EXERCISE BRIEF – Reproduce the full listing below unchanged, apart from the pictures.

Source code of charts
-----

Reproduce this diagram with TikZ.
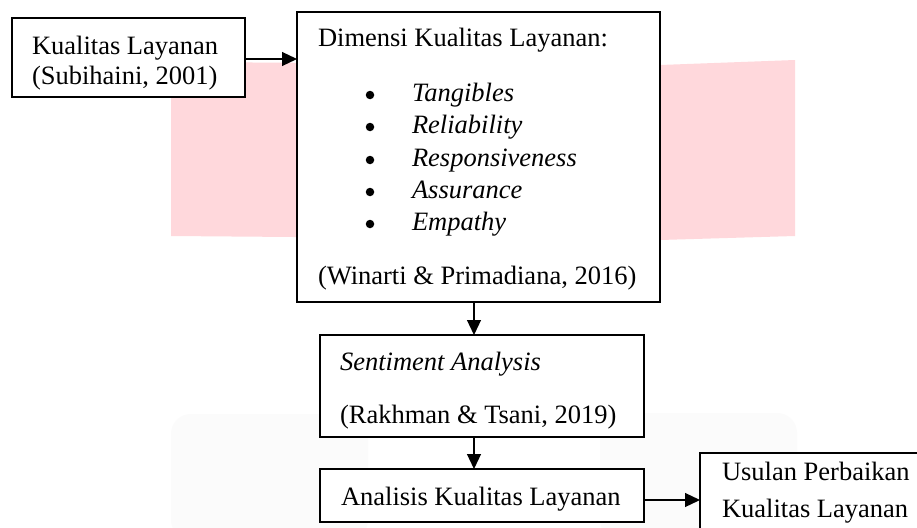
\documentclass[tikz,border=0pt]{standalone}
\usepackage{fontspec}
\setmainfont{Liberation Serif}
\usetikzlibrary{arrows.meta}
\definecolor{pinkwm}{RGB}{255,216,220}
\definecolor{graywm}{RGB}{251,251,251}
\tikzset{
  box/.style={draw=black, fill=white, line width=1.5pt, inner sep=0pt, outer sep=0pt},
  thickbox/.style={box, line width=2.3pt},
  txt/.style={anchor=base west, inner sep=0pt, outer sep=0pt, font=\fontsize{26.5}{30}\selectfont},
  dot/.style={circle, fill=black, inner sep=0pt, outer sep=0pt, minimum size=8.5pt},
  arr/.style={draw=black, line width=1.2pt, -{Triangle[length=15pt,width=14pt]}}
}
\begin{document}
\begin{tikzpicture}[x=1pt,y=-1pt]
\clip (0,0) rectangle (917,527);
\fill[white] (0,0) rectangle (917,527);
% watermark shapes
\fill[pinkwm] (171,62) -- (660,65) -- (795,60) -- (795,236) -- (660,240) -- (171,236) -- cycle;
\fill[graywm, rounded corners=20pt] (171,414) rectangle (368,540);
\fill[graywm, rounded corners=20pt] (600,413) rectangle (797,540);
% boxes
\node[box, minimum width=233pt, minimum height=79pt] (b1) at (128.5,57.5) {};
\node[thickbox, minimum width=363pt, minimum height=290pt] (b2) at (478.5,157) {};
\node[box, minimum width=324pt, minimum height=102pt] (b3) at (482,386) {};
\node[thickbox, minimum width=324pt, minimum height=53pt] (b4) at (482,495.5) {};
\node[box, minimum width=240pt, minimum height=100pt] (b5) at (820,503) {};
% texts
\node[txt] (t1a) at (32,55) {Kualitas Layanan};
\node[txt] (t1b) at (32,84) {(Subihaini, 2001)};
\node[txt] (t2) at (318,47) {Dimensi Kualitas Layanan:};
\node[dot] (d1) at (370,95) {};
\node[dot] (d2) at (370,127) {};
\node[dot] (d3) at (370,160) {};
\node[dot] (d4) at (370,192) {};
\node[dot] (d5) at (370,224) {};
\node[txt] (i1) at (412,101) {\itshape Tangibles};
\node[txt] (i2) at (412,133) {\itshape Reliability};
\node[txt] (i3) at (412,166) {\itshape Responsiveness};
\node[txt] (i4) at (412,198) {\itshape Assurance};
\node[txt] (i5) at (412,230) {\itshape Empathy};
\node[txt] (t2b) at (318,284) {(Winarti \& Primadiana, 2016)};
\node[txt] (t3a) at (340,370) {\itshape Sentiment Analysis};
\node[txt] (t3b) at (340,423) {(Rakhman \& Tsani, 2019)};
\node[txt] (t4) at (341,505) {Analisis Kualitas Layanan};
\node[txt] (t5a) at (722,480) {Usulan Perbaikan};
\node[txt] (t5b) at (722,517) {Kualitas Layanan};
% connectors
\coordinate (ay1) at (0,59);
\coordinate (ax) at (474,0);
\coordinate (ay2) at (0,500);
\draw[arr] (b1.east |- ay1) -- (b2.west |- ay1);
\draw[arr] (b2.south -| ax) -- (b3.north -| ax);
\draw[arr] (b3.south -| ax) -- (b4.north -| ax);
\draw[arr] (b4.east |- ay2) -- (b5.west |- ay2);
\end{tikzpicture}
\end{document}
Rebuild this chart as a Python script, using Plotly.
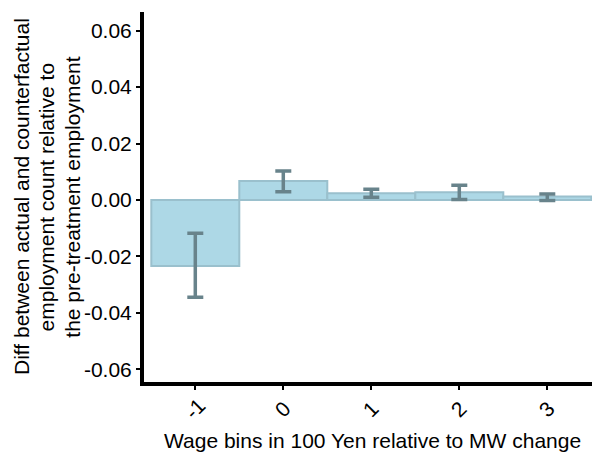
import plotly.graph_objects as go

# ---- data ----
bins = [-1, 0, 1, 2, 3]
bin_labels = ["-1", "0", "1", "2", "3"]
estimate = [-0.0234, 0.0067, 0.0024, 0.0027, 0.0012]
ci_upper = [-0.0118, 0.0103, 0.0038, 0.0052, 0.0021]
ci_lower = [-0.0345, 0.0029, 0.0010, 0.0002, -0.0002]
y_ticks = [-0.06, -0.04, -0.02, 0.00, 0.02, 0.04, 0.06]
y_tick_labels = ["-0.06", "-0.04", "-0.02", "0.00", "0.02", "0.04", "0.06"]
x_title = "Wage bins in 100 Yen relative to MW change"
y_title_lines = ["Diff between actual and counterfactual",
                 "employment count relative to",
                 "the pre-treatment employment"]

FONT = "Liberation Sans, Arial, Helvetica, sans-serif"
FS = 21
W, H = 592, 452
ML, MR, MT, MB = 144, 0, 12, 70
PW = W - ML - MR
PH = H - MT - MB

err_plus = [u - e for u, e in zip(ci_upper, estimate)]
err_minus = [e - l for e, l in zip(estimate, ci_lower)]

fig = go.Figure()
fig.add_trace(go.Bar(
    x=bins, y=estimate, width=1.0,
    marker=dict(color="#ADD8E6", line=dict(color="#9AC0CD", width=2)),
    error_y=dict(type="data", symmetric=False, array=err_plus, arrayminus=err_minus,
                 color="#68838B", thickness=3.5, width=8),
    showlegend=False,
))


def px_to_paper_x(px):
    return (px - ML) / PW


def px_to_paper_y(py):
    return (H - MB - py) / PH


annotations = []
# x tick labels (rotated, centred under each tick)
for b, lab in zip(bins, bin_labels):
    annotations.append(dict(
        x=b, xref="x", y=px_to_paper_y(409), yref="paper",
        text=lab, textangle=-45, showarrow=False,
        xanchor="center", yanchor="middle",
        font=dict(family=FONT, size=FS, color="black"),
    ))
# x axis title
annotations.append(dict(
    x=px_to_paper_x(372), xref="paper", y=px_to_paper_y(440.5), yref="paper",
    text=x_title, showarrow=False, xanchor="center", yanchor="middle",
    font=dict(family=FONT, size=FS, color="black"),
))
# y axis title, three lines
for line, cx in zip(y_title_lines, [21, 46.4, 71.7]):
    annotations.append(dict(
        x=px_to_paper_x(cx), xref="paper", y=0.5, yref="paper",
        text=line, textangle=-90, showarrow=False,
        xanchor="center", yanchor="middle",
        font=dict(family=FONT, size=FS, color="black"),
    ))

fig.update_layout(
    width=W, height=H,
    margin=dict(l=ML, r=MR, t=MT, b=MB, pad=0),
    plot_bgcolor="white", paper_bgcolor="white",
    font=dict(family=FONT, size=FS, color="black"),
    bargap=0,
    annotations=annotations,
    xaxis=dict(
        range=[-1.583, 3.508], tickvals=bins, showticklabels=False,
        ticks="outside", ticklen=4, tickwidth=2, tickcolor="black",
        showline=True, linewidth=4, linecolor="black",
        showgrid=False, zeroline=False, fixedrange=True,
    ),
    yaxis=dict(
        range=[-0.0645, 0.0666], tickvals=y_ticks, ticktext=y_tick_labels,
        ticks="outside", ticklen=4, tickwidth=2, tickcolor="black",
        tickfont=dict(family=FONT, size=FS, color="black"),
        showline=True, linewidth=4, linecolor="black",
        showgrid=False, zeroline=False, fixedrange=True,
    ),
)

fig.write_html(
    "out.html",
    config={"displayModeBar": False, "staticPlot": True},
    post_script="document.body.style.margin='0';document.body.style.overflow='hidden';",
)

-----

SOLUTION TO THIS EXERCISE –
Reproduce this diagram with TikZ.
\documentclass[tikz,border=0pt]{standalone}
\usepackage{fontspec}
\setmainfont{Liberation Serif}
\usetikzlibrary{arrows.meta}
\definecolor{pinkwm}{RGB}{255,216,220}
\definecolor{graywm}{RGB}{251,251,251}
\tikzset{
  box/.style={draw=black, fill=white, line width=1.5pt, inner sep=0pt, outer sep=0pt},
  thickbox/.style={box, line width=2.3pt},
  txt/.style={anchor=base west, inner sep=0pt, outer sep=0pt, font=\fontsize{26.5}{30}\selectfont},
  dot/.style={circle, fill=black, inner sep=0pt, outer sep=0pt, minimum size=8.5pt},
  arr/.style={draw=black, line width=1.2pt, -{Triangle[length=15pt,width=14pt]}}
}
\begin{document}
\begin{tikzpicture}[x=1pt,y=-1pt]
\clip (0,0) rectangle (917,527);
\fill[white] (0,0) rectangle (917,527);
% watermark shapes
\fill[pinkwm] (171,62) -- (660,65) -- (795,60) -- (795,236) -- (660,240) -- (171,236) -- cycle;
\fill[graywm, rounded corners=20pt] (171,414) rectangle (368,540);
\fill[graywm, rounded corners=20pt] (600,413) rectangle (797,540);
% boxes
\node[box, minimum width=233pt, minimum height=79pt] (b1) at (128.5,57.5) {};
\node[thickbox, minimum width=363pt, minimum height=290pt] (b2) at (478.5,157) {};
\node[box, minimum width=324pt, minimum height=102pt] (b3) at (482,386) {};
\node[thickbox, minimum width=324pt, minimum height=53pt] (b4) at (482,495.5) {};
\node[box, minimum width=240pt, minimum height=100pt] (b5) at (820,503) {};
% texts
\node[txt] (t1a) at (32,55) {Kualitas Layanan};
\node[txt] (t1b) at (32,84) {(Subihaini, 2001)};
\node[txt] (t2) at (318,47) {Dimensi Kualitas Layanan:};
\node[dot] (d1) at (370,95) {};
\node[dot] (d2) at (370,127) {};
\node[dot] (d3) at (370,160) {};
\node[dot] (d4) at (370,192) {};
\node[dot] (d5) at (370,224) {};
\node[txt] (i1) at (412,101) {\itshape Tangibles};
\node[txt] (i2) at (412,133) {\itshape Reliability};
\node[txt] (i3) at (412,166) {\itshape Responsiveness};
\node[txt] (i4) at (412,198) {\itshape Assurance};
\node[txt] (i5) at (412,230) {\itshape Empathy};
\node[txt] (t2b) at (318,284) {(Winarti \& Primadiana, 2016)};
\node[txt] (t3a) at (340,370) {\itshape Sentiment Analysis};
\node[txt] (t3b) at (340,423) {(Rakhman \& Tsani, 2019)};
\node[txt] (t4) at (341,505) {Analisis Kualitas Layanan};
\node[txt] (t5a) at (722,480) {Usulan Perbaikan};
\node[txt] (t5b) at (722,517) {Kualitas Layanan};
% connectors
\coordinate (ay1) at (0,59);
\coordinate (ax) at (474,0);
\coordinate (ay2) at (0,500);
\draw[arr] (b1.east |- ay1) -- (b2.west |- ay1);
\draw[arr] (b2.south -| ax) -- (b3.north -| ax);
\draw[arr] (b3.south -| ax) -- (b4.north -| ax);
\draw[arr] (b4.east |- ay2) -- (b5.west |- ay2);
\end{tikzpicture}
\end{document}
Rebuild this chart as a Python script, using Plotly.
import plotly.graph_objects as go

# ---- data ----
bins = [-1, 0, 1, 2, 3]
bin_labels = ["-1", "0", "1", "2", "3"]
estimate = [-0.0234, 0.0067, 0.0024, 0.0027, 0.0012]
ci_upper = [-0.0118, 0.0103, 0.0038, 0.0052, 0.0021]
ci_lower = [-0.0345, 0.0029, 0.0010, 0.0002, -0.0002]
y_ticks = [-0.06, -0.04, -0.02, 0.00, 0.02, 0.04, 0.06]
y_tick_labels = ["-0.06", "-0.04", "-0.02", "0.00", "0.02", "0.04", "0.06"]
x_title = "Wage bins in 100 Yen relative to MW change"
y_title_lines = ["Diff between actual and counterfactual",
                 "employment count relative to",
                 "the pre-treatment employment"]

FONT = "Liberation Sans, Arial, Helvetica, sans-serif"
FS = 21
W, H = 592, 452
ML, MR, MT, MB = 144, 0, 12, 70
PW = W - ML - MR
PH = H - MT - MB

err_plus = [u - e for u, e in zip(ci_upper, estimate)]
err_minus = [e - l for e, l in zip(estimate, ci_lower)]

fig = go.Figure()
fig.add_trace(go.Bar(
    x=bins, y=estimate, width=1.0,
    marker=dict(color="#ADD8E6", line=dict(color="#9AC0CD", width=2)),
    error_y=dict(type="data", symmetric=False, array=err_plus, arrayminus=err_minus,
                 color="#68838B", thickness=3.5, width=8),
    showlegend=False,
))


def px_to_paper_x(px):
    return (px - ML) / PW


def px_to_paper_y(py):
    return (H - MB - py) / PH


annotations = []
# x tick labels (rotated, centred under each tick)
for b, lab in zip(bins, bin_labels):
    annotations.append(dict(
        x=b, xref="x", y=px_to_paper_y(409), yref="paper",
        text=lab, textangle=-45, showarrow=False,
        xanchor="center", yanchor="middle",
        font=dict(family=FONT, size=FS, color="black"),
    ))
# x axis title
annotations.append(dict(
    x=px_to_paper_x(372), xref="paper", y=px_to_paper_y(440.5), yref="paper",
    text=x_title, showarrow=False, xanchor="center", yanchor="middle",
    font=dict(family=FONT, size=FS, color="black"),
))
# y axis title, three lines
for line, cx in zip(y_title_lines, [21, 46.4, 71.7]):
    annotations.append(dict(
        x=px_to_paper_x(cx), xref="paper", y=0.5, yref="paper",
        text=line, textangle=-90, showarrow=False,
        xanchor="center", yanchor="middle",
        font=dict(family=FONT, size=FS, color="black"),
    ))

fig.update_layout(
    width=W, height=H,
    margin=dict(l=ML, r=MR, t=MT, b=MB, pad=0),
    plot_bgcolor="white", paper_bgcolor="white",
    font=dict(family=FONT, size=FS, color="black"),
    bargap=0,
    annotations=annotations,
    xaxis=dict(
        range=[-1.583, 3.508], tickvals=bins, showticklabels=False,
        ticks="outside", ticklen=4, tickwidth=2, tickcolor="black",
        showline=True, linewidth=4, linecolor="black",
        showgrid=False, zeroline=False, fixedrange=True,
    ),
    yaxis=dict(
        range=[-0.0645, 0.0666], tickvals=y_ticks, ticktext=y_tick_labels,
        ticks="outside", ticklen=4, tickwidth=2, tickcolor="black",
        tickfont=dict(family=FONT, size=FS, color="black"),
        showline=True, linewidth=4, linecolor="black",
        showgrid=False, zeroline=False, fixedrange=True,
    ),
)

fig.write_html(
    "out.html",
    config={"displayModeBar": False, "staticPlot": True},
    post_script="document.body.style.margin='0';document.body.style.overflow='hidden';",
)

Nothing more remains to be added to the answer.